### Request
Nothing but the lines from the line with "Write a Python" to the line with "import plotly.graph_objects as go", both included, is to be repeated, and those exactly. Leave out the pictures.

-- Start of The records --

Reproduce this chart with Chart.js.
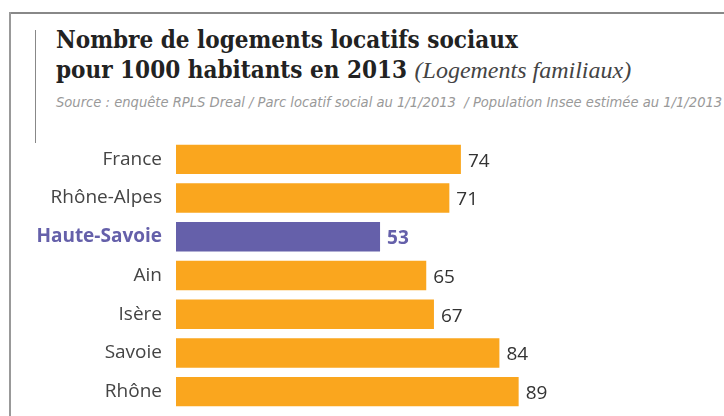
<!DOCTYPE html>
<html>
<head>
<meta charset="utf-8">
<script src="https://cdn.jsdelivr.net/npm/chart.js@4"></script>
<style>
  html, body { margin: 0; padding: 0; background: #fff; }
  #wrap { position: relative; width: 724px; height: 416px; overflow: hidden; }
  #frameTop { position: absolute; left: 9px; top: 12px; width: 720px; height: 2px; background: #888; }
  #frameLeft { position: absolute; left: 9px; top: 12px; width: 2px; height: 410px; background: #999; }
  #rule { position: absolute; left: 35px; top: 30px; width: 1px; height: 113px; background: #888; }
  .title { position: absolute; left: 56px; font-family: "DejaVu Serif Condensed", "DejaVu Serif", serif; font-weight: bold; font-size: 24px; line-height: 30px; color: #222; white-space: nowrap; }
  .title i { font-family: "Liberation Serif", serif; font-weight: normal; font-size: 24px; color: #444; }
  #source { position: absolute; left: 56px; top: 94px; font-family: "Liberation Sans Narrow", "DejaVu Sans Condensed", sans-serif; font-style: italic; font-size: 14.6px; line-height: 16px; color: #999; white-space: nowrap; }
  canvas { position: absolute; left: 0; top: 0; }
</style>
</head>
<body>
<div id="wrap">
  <div id="frameTop"></div>
  <div id="frameLeft"></div>
  <div id="rule"></div>
  <div class="title" style="top:25px">Nombre de logements locatifs sociaux</div>
  <div class="title" style="top:55px">pour 1000 habitants en 2013 <i>(Logements familiaux)</i></div>
  <div id="source">Source : enquête RPLS Dreal / Parc locatif social au 1/1/2013 &nbsp;/ Population Insee estimée au 1/1/2013</div>
  <canvas id="mycanvas" width="724" height="416"></canvas>
</div>
<script>
var territoires = ["France", "Rhône-Alpes", "Haute-Savoie", "Ain", "Isère", "Savoie", "Rhône"];
var logements = [74, 71, 53, 65, 67, 84, 89];
var miseEnAvant = "Haute-Savoie";

var orange = "#faa61e";
var violet = "#6560aa";

var barColors = territoires.map(function(t) {
    return t === miseEnAvant ? violet : orange;
});

// valeurs au bout des barres
var valeurs = {
    id: "valeurs",
    afterDatasetsDraw: function(chart) {
        var ctx = chart.ctx;
        var meta = chart.getDatasetMeta(0);
        ctx.save();
        ctx.textBaseline = "middle";
        ctx.textAlign = "left";
        meta.data.forEach(function(bar, i) {
            var fort = territoires[i] === miseEnAvant;
            ctx.font = (fort ? "bold " : "") + "19px 'Open Sans'";
            ctx.fillStyle = fort ? violet : "#333";
            ctx.fillText(logements[i], bar.x + 7, bar.y + 2);
        });
        ctx.restore();
    }
};

var ctx = document.getElementById("mycanvas");

var barGraph = new Chart(ctx, {
    type: "bar",
    data: {
        labels: territoires,
        datasets: [{
            data: logements,
            backgroundColor: barColors,
            barPercentage: 0.76,
            categoryPercentage: 1
        }]
    },
    options: {
        indexAxis: "y",
        responsive: false,
        animation: false,
        layout: { padding: { top: 140, bottom: 5, left: 0, right: 9 } },
        plugins: {
            legend: { display: false },
            tooltip: { enabled: false }
        },
        scales: {
            x: { display: false, min: 0, max: 140 },
            y: {
                grid: { display: false, drawTicks: false },
                border: { display: false },
                afterFit: function(scale) {
                    scale.width = 176;
                    scale.paddingTop = 0;
                    scale.paddingBottom = 0;
                },
                ticks: {
                    padding: 14,
                    color: function(c) { return territoires[c.index] === miseEnAvant ? violet : "#444"; },
                    font: function(c) {
                        return {
                            family: "'Open Sans'",
                            size: 19,
                            weight: territoires[c.index] === miseEnAvant ? "bold" : "normal"
                        };
                    }
                }
            }
        }
    },
    plugins: [valeurs]
});
</script>
</body>
</html>
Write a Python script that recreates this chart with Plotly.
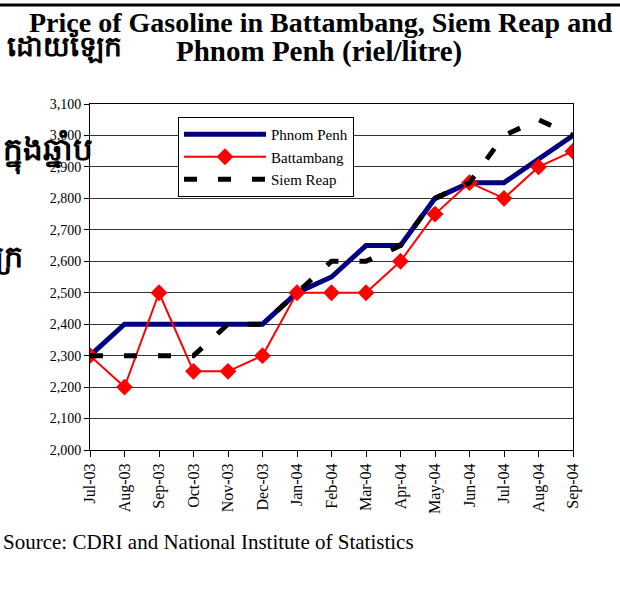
import plotly.graph_objects as go

months = ["Jul-03", "Aug-03", "Sep-03", "Oct-03", "Nov-03", "Dec-03", "Jan-04",
          "Feb-04", "Mar-04", "Apr-04", "May-04", "Jun-04", "Jul-04", "Aug-04", "Sep-04"]
phnom_penh = [2300, 2400, 2400, 2400, 2400, 2400, 2500, 2550, 2650, 2650, 2800, 2850, 2850, 2925, 3000]
battambang = [2300, 2200, 2500, 2250, 2250, 2300, 2500, 2500, 2500, 2600, 2750, 2850, 2800, 2900, 2950]
siem_reap = [2300, 2300, 2300, 2300, 2400, 2400, 2500, 2600, 2600, 2650, 2800, 2850, 3000, 3050, 3000]
y_ticks = list(range(2000, 3101, 100))

SERIF = "Liberation Serif, Times New Roman, serif"
W, H = 620, 601
L, R, T, B = 90, 47, 104, 151
PW, PH = W - L - R, H - T - B

def px_x(p):
    return (p - L) / PW

def px_y(p):
    return (H - B - p) / PH

x_idx = list(range(len(months)))

fig = go.Figure()
fig.add_trace(go.Scatter(x=x_idx, y=phnom_penh, mode="lines", name="Phnom Penh",
                         line=dict(color="#000080", width=5)))
fig.add_trace(go.Scatter(x=x_idx, y=battambang, mode="lines+markers", name="Battambang",
                         line=dict(color="#ff0000", width=2),
                         marker=dict(symbol="diamond", size=13, color="#ff0000")))
fig.add_trace(go.Scatter(x=x_idx, y=siem_reap, mode="lines", name="Siem Reap",
                         line=dict(color="#000000", width=5, dash="13px,21px")))

fig.update_layout(
    width=W, height=H,
    margin=dict(l=L, r=R, t=T, b=B),
    paper_bgcolor="white", plot_bgcolor="white",
    font=dict(family=SERIF, color="black", size=14),
    xaxis=dict(range=[0, len(months) - 1], tickmode="array", tickvals=x_idx, ticktext=months,
               tickangle=-90, ticks="outside", ticklen=6, tickcolor="black",
               showline=True, linecolor="black", linewidth=1, mirror=True,
               showgrid=False, zeroline=False, tickfont=dict(size=16, family=SERIF)),
    yaxis=dict(range=[2000, 3100], tickmode="array", tickvals=y_ticks,
               ticktext=[f"{v:,}" for v in y_ticks],
               ticks="outside", ticklen=5, tickcolor="black",
               showline=True, linecolor="black", linewidth=1, mirror=True,
               showgrid=True, gridcolor="#333333", gridwidth=1, zeroline=False,
               tickfont=dict(size=14, family=SERIF)),
    legend=dict(x=px_x(178), y=px_y(117), xanchor="left", yanchor="top",
                bgcolor="white", bordercolor="black", borderwidth=1,
                font=dict(size=15, family=SERIF), itemwidth=82),
    showlegend=True,
)

fig.add_shape(type="line", xref="paper", yref="paper", x0=px_x(0), x1=px_x(W),
              y0=px_y(5), y1=px_y(5), line=dict(color="black", width=3))

fig.add_annotation(text="<b>Price of Gasoline in Battambang, Siem Reap and</b>",
                   xref="paper", yref="paper", x=px_x(321), y=px_y(23),
                   xanchor="center", yanchor="middle", showarrow=False,
                   font=dict(size=28, family=SERIF, color="black"))
fig.add_annotation(text="<b>Phnom Penh (riel/litre)</b>",
                   xref="paper", yref="paper", x=px_x(319), y=px_y(52),
                   xanchor="center", yanchor="middle", showarrow=False,
                   font=dict(size=29, family=SERIF, color="black"))

fig.add_annotation(text="Source: CDRI and National Institute of Statistics",
                   xref="paper", yref="paper", x=px_x(1), y=px_y(542),
                   xanchor="left", yanchor="middle", showarrow=False,
                   font=dict(size=21, family=SERIF, color="black"))

fig.add_annotation(text="<b>ដោយឡែក</b>", xref="paper", yref="paper", x=px_x(5), y=px_y(46),
                   xanchor="left", yanchor="middle", showarrow=False,
                   font=dict(size=28, color="black"))
fig.add_annotation(text="<b>ក្នុងឆ្នាំប</b>", xref="paper", yref="paper", x=px_x(95), y=px_y(152),
                   xanchor="right", yanchor="middle", showarrow=False,
                   font=dict(size=31, color="black"))
fig.add_annotation(text="<b>ក្រ</b>", xref="paper", yref="paper", x=px_x(25), y=px_y(257),
                   xanchor="right", yanchor="middle", showarrow=False,
                   font=dict(size=30, color="black"))

fig.write_html("out.html", config={"displayModeBar": False},
               post_script="document.body.style.margin='0';")
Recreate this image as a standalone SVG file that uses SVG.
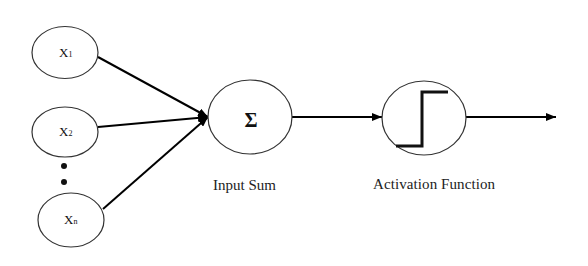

-- End of The records --

### Solution to the exercise
Write a Python script that recreates this chart with Plotly.
import plotly.graph_objects as go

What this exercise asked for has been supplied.